My fourth thought: "But Sinhalese culture still as a ways to go in terms of women's equality."
Perhaps that fight, in countries such as Sri Lanka, is a fight that needs to start with local women. Perhaps a white woman, or any foreign woman, in an itsy bitsy teenie weenie black thong shoelace bikini isn't going to help matters much. Certainly it's not fair to say "this group of women needs to do it for themselves and we're not going to help them" - by all means, get involved in feminism on a global scale, but be aware of the racial issues that your background and ethnicity bring to the table, and be aware that not every strike is an effective one.
My fifth thought: "Yes, but a foreign woman in a tiny bikini isn't going to change that."

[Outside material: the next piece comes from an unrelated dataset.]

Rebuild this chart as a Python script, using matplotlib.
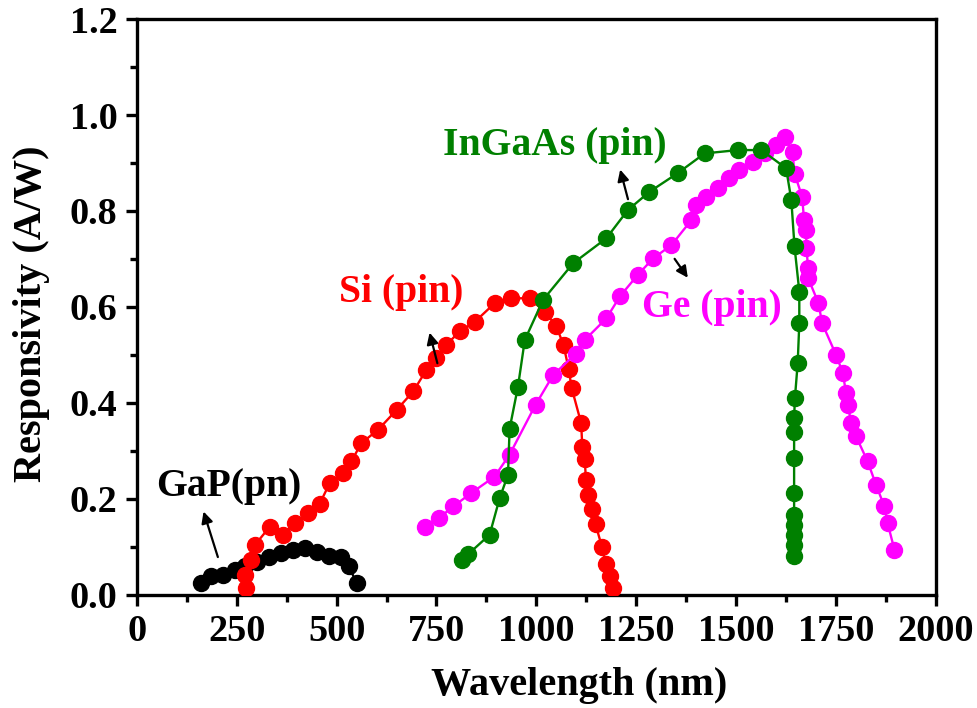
import matplotlib
matplotlib.use("Agg")
import matplotlib.pyplot as plt
from matplotlib.ticker import MultipleLocator

plt.rcParams['font.family'] = ['Liberation Serif', 'DejaVu Serif']
plt.rcParams['font.weight'] = 'bold'

# GaP (pn)
gap_x = [160, 185, 215, 245, 270, 300, 330, 360, 390, 420, 450, 480, 510, 530, 550]
gap_y = [0.024, 0.040, 0.042, 0.052, 0.060, 0.068, 0.079, 0.087, 0.094, 0.097, 0.090, 0.080, 0.078, 0.060, 0.025]

# Si (pin)
si_x = [274, 271, 287, 296, 333, 366, 396, 428, 458, 483, 517, 537, 562, 604, 650, 692, 725, 750, 775, 808,
        846, 896, 937, 983, 1021, 1050, 1068, 1081, 1088, 1112, 1115, 1121, 1124, 1128, 1138, 1148, 1164, 1173,
        1185, 1192]
si_y = [0.014, 0.042, 0.073, 0.104, 0.142, 0.125, 0.149, 0.170, 0.190, 0.233, 0.253, 0.278, 0.316, 0.344,
        0.385, 0.424, 0.469, 0.493, 0.521, 0.549, 0.569, 0.608, 0.618, 0.618, 0.590, 0.560, 0.520, 0.470,
        0.432, 0.358, 0.308, 0.283, 0.240, 0.208, 0.178, 0.147, 0.100, 0.065, 0.040, 0.014]

# InGaAs (pin)
ingaas_x = [815, 830, 883, 908, 929, 933, 954, 971, 1017, 1092, 1175, 1229, 1283, 1354, 1421, 1504, 1563,
            1625, 1638, 1646, 1658, 1658, 1654, 1647, 1645, 1645, 1645, 1645, 1645, 1645, 1645, 1645, 1645]
ingaas_y = [0.072, 0.085, 0.125, 0.201, 0.250, 0.346, 0.434, 0.531, 0.615, 0.691, 0.743, 0.802, 0.840,
            0.879, 0.920, 0.927, 0.927, 0.889, 0.823, 0.726, 0.632, 0.566, 0.483, 0.410, 0.368, 0.340,
            0.285, 0.212, 0.167, 0.146, 0.125, 0.104, 0.080]

# Ge (pin)
ge_x = [721, 756, 792, 837, 895, 933, 998, 1042, 1098, 1121, 1175, 1210, 1254, 1292, 1338, 1388, 1400, 1425,
        1454, 1483, 1508, 1542, 1571, 1600, 1621, 1641, 1646, 1665, 1670, 1675, 1676, 1680, 1680, 1706, 1715,
        1750, 1767, 1775, 1779, 1788, 1800, 1829, 1850, 1871, 1879, 1896]
ge_y = [0.142, 0.160, 0.184, 0.212, 0.246, 0.292, 0.396, 0.458, 0.502, 0.531, 0.576, 0.623, 0.667, 0.701,
        0.729, 0.781, 0.813, 0.830, 0.847, 0.868, 0.885, 0.903, 0.920, 0.938, 0.955, 0.924, 0.878, 0.830,
        0.781, 0.760, 0.722, 0.681, 0.660, 0.608, 0.566, 0.500, 0.462, 0.420, 0.396, 0.358, 0.330, 0.278,
        0.229, 0.184, 0.149, 0.094]

x_ticks = [0, 250, 500, 750, 1000, 1250, 1500, 1750, 2000]
y_ticks = [0.0, 0.2, 0.4, 0.6, 0.8, 1.0, 1.2]

fig = plt.figure(figsize=(9.77, 7.08), dpi=100)
ax = fig.add_axes([0.14, 0.16, 0.818, 0.813])

ms = 11.5
lw = 1.7
ax.plot(gap_x, gap_y, '-o', color='black', ms=ms, lw=lw, zorder=2)
ax.plot(si_x, si_y, '-o', color='#FF0000', ms=ms, lw=lw, zorder=3)
ax.plot(ge_x, ge_y, '-o', color='#FF00FF', ms=ms, lw=lw, zorder=4)
ax.plot(ingaas_x, ingaas_y, '-o', color='#008000', ms=ms, lw=lw, zorder=5)

ax.set_xlim(0, 2000)
ax.set_ylim(0, 1.2)
ax.set_xticks(x_ticks)
ax.set_yticks(y_ticks)
ax.set_yticklabels([f"{v:.1f}" for v in y_ticks])
ax.xaxis.set_minor_locator(MultipleLocator(125))
ax.yaxis.set_minor_locator(MultipleLocator(0.1))

for s in ax.spines.values():
    s.set_linewidth(2.4)
ax.tick_params(axis='both', which='major', direction='out', length=8, width=2.4,
               labelsize=27.5, pad=6, top=False, right=False)
ax.tick_params(axis='both', which='minor', direction='out', length=5, width=2.4,
               top=False, right=False)
for lab in ax.get_xticklabels() + ax.get_yticklabels():
    lab.set_fontweight('bold')

ax.set_xlabel('Wavelength (nm)', fontsize=29, fontweight='bold')
ax.set_ylabel('Responsivity (A/W)', fontsize=29, fontweight='bold')
ax.xaxis.set_label_coords(0.554, -0.125)
ax.yaxis.set_label_coords(-0.108, 0.488)

fs = 28.5
ax.text(231, 0.225, 'GaP(pn)', color='black', fontsize=fs, fontweight='bold', ha='center', va='center')
ax.text(661, 0.631, 'Si (pin)', color='#FF0000', fontsize=fs, fontweight='bold', ha='center', va='center')
ax.text(1046, 0.9375, 'InGaAs (pin)', color='#008000', fontsize=fs, fontweight='bold', ha='center', va='center')
ax.text(1438, 0.598, 'Ge (pin)', color='#FF00FF', fontsize=fs, fontweight='bold', ha='center', va='center')

arrow = dict(arrowstyle='-|>', color='black', lw=1.6, mutation_scale=17)
ax.annotate('', xy=(165, 0.179), xytext=(205, 0.073), arrowprops=arrow, zorder=6)
ax.annotate('', xy=(731, 0.552), xytext=(754, 0.477), arrowprops=arrow, zorder=6)
ax.annotate('', xy=(1208, 0.892), xytext=(1231, 0.819), arrowprops=arrow, zorder=6)
ax.annotate('', xy=(1383, 0.656), xytext=(1342, 0.705), arrowprops=arrow, zorder=6)

fig.savefig('out.png', dpi=100)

Not that I think this woman was trying to agitate for freedom of women's dress in Sri Lanka. She almost certainly just wanted some sexy pictures and wasn't even thinking of the racial and gender implications of her near-nudity.
My final thought: "This is one reason I like living in Taiwan. There's still a ways to go in terms of gender equality - there is everywhere - but at least we have far greater freedom of dress."
I appreciate that I can wear a bikini or a t-shirt and shorts on the beach and not be judged too much. I appreciate that I can wear a sleeveless or low v-neck shirt and not be immediately judged as a bad girl, harlot or outright prostitute. I appreciate that I can choose not to wear those things. People, especially women, are still judged harshly by their dress, but at least I am living in Asia without having to worry too much about overly strict rules of dress imposed on women, with the wrongheaded assumption that the problem is not men's inability to control themselves, but those trollopy women and what they wear which beckons ALL TEH SEXXX.